▶ [Problem]:
Copy exactly the lines that run from the top of the listing to the line containing "import plotly.graph_objects as go", both ends included, and omit the pictures.

— START Given data —

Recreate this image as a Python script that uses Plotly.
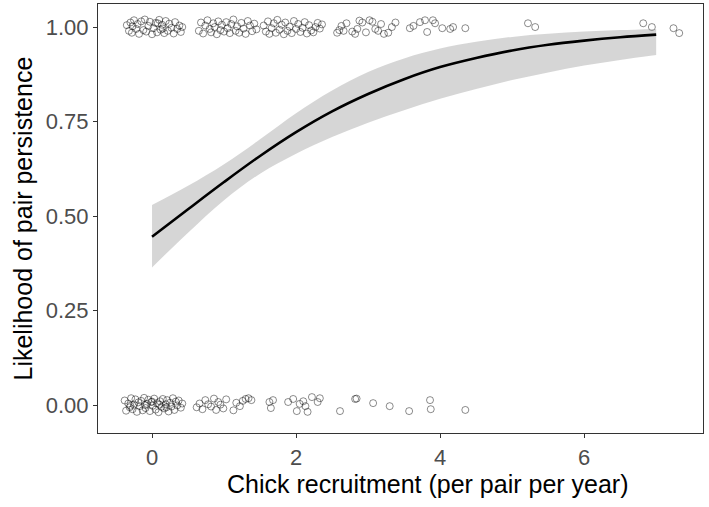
import plotly.graph_objects as go

# --- Observed data (jittered) : pairs that persisted (y ~ 1) ---
top_x = [-0.35,-0.32,-0.30,-0.28,-0.25,-0.22,-0.20,-0.18,-0.15,-0.12,-0.10,-0.08,-0.05,-0.03,0.00,0.02,0.05,0.07,0.10,0.12,0.14,0.17,0.19,0.22,0.24,0.27,0.30,0.32,0.35,0.38,0.40,0.42,-0.27,0.08,0.15,
         0.65,0.68,0.71,0.74,0.77,0.80,0.82,0.85,0.87,0.90,0.92,0.95,0.97,1.00,1.03,1.05,1.08,1.10,1.13,1.16,1.18,1.21,1.24,1.27,1.30,1.33,1.36,1.39,1.42,1.45,
         1.55,1.58,1.61,1.63,1.66,1.69,1.72,1.74,1.77,1.80,1.83,1.85,1.88,1.91,1.94,1.97,2.00,2.03,2.06,2.09,2.12,2.15,2.18,2.21,2.24,2.27,2.30,2.33,2.36,
         2.57,2.60,2.63,2.66,2.70,2.78,2.82,2.85,2.88,2.92,2.97,3.02,3.06,3.10,3.14,3.18,3.22,3.28,3.33,3.38,
         3.58,3.63,3.72,3.79,3.82,3.90,3.93,4.03,4.14,4.18,4.35,
         5.22,5.32,6.82,6.94,7.24,7.32]
top_y = [1.005,0.99,1.012,0.985,1.018,0.995,1.008,0.982,1.015,0.992,1.02,0.988,1.003,1.014,0.981,0.997,1.011,0.986,1.019,0.993,1.006,0.984,1.016,0.99,1.009,0.998,0.983,1.013,0.995,1.004,0.987,1.0,1.002,1.01,0.996,
         0.99,1.012,0.983,1.004,1.018,0.995,0.986,1.01,1.0,0.981,1.015,0.992,1.006,0.988,1.013,0.997,0.984,1.008,1.02,0.99,1.002,0.985,1.011,0.996,0.982,1.016,1.004,0.989,1.009,0.994,
         1.004,0.988,1.015,0.982,0.997,1.01,0.985,1.019,0.993,1.006,0.981,1.012,0.99,1.001,0.984,1.016,0.995,1.008,0.987,0.998,1.013,0.983,1.005,0.991,0.986,1.0,1.011,0.996,1.007,
         0.985,0.992,1.003,0.99,1.01,0.988,0.982,0.995,1.017,1.012,0.986,1.018,1.014,0.995,0.99,1.008,0.982,0.985,1.0,1.012,
         0.997,1.003,1.013,1.018,0.987,1.018,1.01,0.997,0.995,1.0,0.997,
         1.01,1.0,1.01,1.0,0.997,0.984]

# --- Observed data (jittered) : pairs that split (y ~ 0) ---
bot_x = [-0.38,-0.36,-0.33,-0.31,-0.29,-0.27,-0.25,-0.23,-0.21,-0.19,-0.17,-0.15,-0.13,-0.11,-0.09,-0.07,-0.05,-0.03,-0.01,0.01,0.03,0.05,0.07,0.09,0.11,0.13,0.15,0.17,0.19,0.21,0.23,0.25,0.27,0.29,0.31,0.33,0.35,0.37,0.40,0.42,-0.30,-0.10,0.10,0.20,0.00,
         0.62,0.66,0.70,0.74,0.78,0.82,0.86,0.89,0.92,0.95,0.99,1.03,
         1.13,1.17,1.22,1.26,1.30,1.34,1.38,
         1.63,1.65,1.68,1.89,1.96,2.01,2.05,2.10,2.13,2.16,2.22,2.30,2.33,
         2.61,2.82,2.84,3.07,3.30,3.57,3.86,3.87,4.35]
bot_y = [0.012,-0.015,0.004,-0.006,0.018,-0.011,0.001,0.015,-0.018,0.007,-0.003,0.011,-0.014,0.019,-0.008,0.003,0.014,-0.016,0.008,-0.002,0.017,-0.012,0.005,-0.019,0.01,-0.005,0.016,-0.009,0.002,0.013,-0.017,0.006,-0.004,0.018,-0.013,0.009,-0.001,0.012,-0.007,0.004,-0.002,0.0,0.001,-0.006,0.009,
         -0.006,0.004,-0.011,0.013,0.002,-0.004,0.017,-0.013,0.008,0.001,-0.009,0.015,
         -0.014,0.006,-0.003,0.011,0.016,0.018,0.013,
         0.008,-0.008,0.013,0.008,0.016,-0.016,0.003,0.01,-0.003,-0.018,0.021,0.008,0.018,
         -0.016,0.016,0.017,0.005,-0.003,-0.016,0.013,-0.011,-0.013]

# --- Fitted logistic curve and 95% CI ---
fit_x = [0, 0.5, 1, 1.5, 2, 2.5, 3, 3.5, 4, 4.5, 5, 5.5, 6, 6.5, 7]
fit_y = [0.445, 0.518, 0.590, 0.659, 0.722, 0.777, 0.823, 0.862, 0.894, 0.918, 0.938, 0.953, 0.964, 0.973, 0.980]
fit_lo = [0.364, 0.456, 0.542, 0.612, 0.665, 0.709, 0.747, 0.780, 0.810, 0.836, 0.860, 0.880, 0.898, 0.913, 0.926]
fit_hi = [0.529, 0.580, 0.637, 0.703, 0.772, 0.832, 0.881, 0.917, 0.943, 0.961, 0.974, 0.982, 0.988, 0.992, 0.995]

x_ticks = [0, 2, 4, 6]
y_ticks = [0, 0.25, 0.5, 0.75, 1.0]
y_tick_text = ["0.00", "0.25", "0.50", "0.75", "1.00"]

x_title = "Chick recruitment (per pair per year)"
y_title = "Likelihood of pair persistence"

FONT = "Liberation Sans, Arial, sans-serif"
point_marker = dict(symbol="circle-open", size=7, color="rgba(0,0,0,0.5)", line=dict(width=0.9))

fig = go.Figure()
fig.add_trace(go.Scatter(x=top_x + bot_x, y=top_y + bot_y, mode="markers",
                         marker=point_marker, hoverinfo="skip", showlegend=False))
fig.add_trace(go.Scatter(x=fit_x, y=fit_lo, mode="lines", line=dict(width=0, shape="spline"),
                         showlegend=False, hoverinfo="skip"))
fig.add_trace(go.Scatter(x=fit_x, y=fit_hi, mode="lines", line=dict(width=0, shape="spline"),
                         fill="tonexty", fillcolor="rgba(153,153,153,0.4)", showlegend=False, hoverinfo="skip"))
fig.add_trace(go.Scatter(x=fit_x, y=fit_y, mode="lines", line=dict(color="black", width=2.6, shape="spline"),
                         showlegend=False))

axis_common = dict(showgrid=False, zeroline=False, showline=True, linecolor="#333333", linewidth=1.2,
                   mirror=True, ticks="outside", ticklen=4, tickcolor="#333333", tickwidth=1.1,
                   automargin=False,
                   tickfont=dict(family=FONT, size=22, color="#4D4D4D"))

fig.update_layout(
    width=709, height=507,
    margin=dict(l=98, r=6, t=4, b=74),
    plot_bgcolor="white", paper_bgcolor="white",
    xaxis=dict(range=[-0.75, 7.65], tickvals=x_ticks, **axis_common),
    yaxis=dict(range=[-0.074, 1.061], tickvals=y_ticks, ticktext=y_tick_text, **axis_common),
    annotations=[
        dict(text=x_title, xref="paper", yref="paper", x=0.545, y=0, yshift=-51,
             xanchor="center", yanchor="middle", showarrow=False,
             font=dict(family=FONT, size=25, color="black")),
        dict(text=y_title, xref="paper", yref="paper", x=0, y=0.5, xshift=-76,
             xanchor="center", yanchor="middle", textangle=-90, showarrow=False,
             font=dict(family=FONT, size=25, color="black")),
    ],
)

fig.write_html("out.html", config={"displayModeBar": False},
               post_script="document.body.style.margin='0px';")
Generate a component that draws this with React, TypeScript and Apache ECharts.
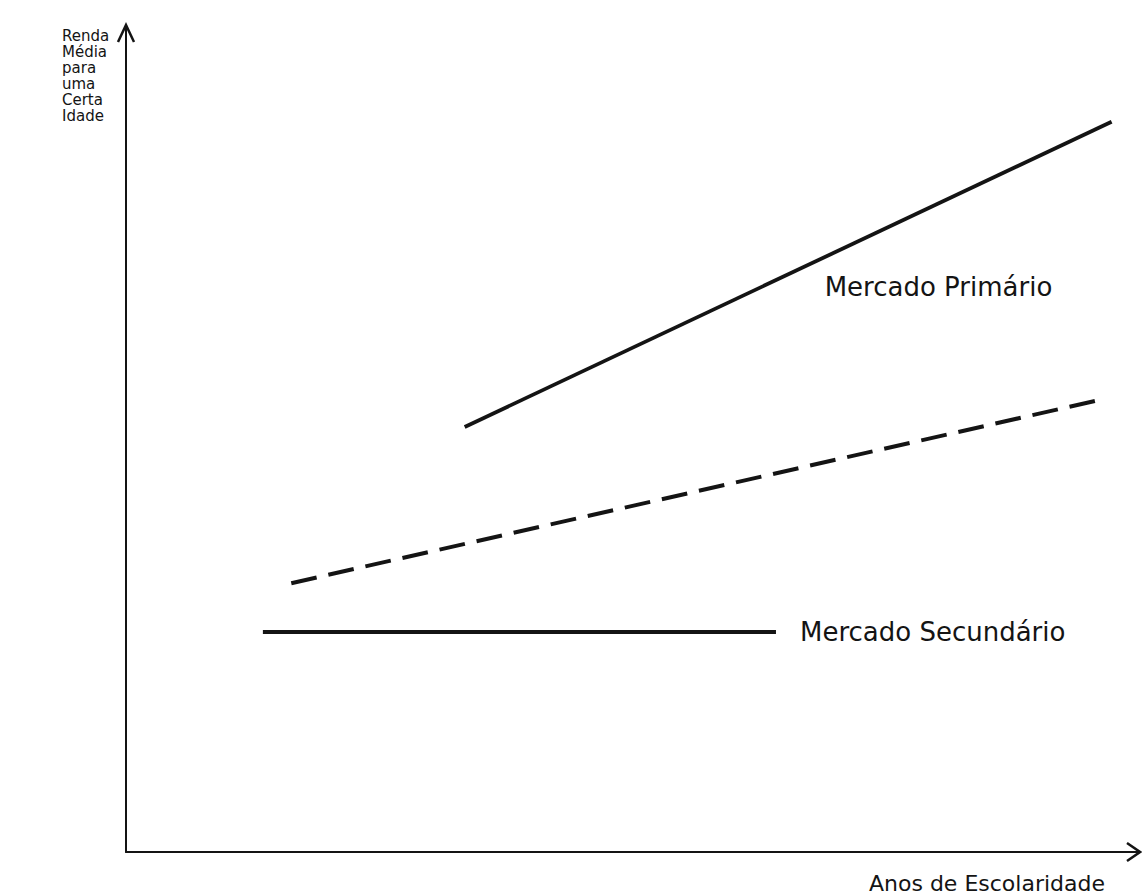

— END Given data —

▶ [Problem solution]:
Recreate this image as a Python script that uses Plotly.
import plotly.graph_objects as go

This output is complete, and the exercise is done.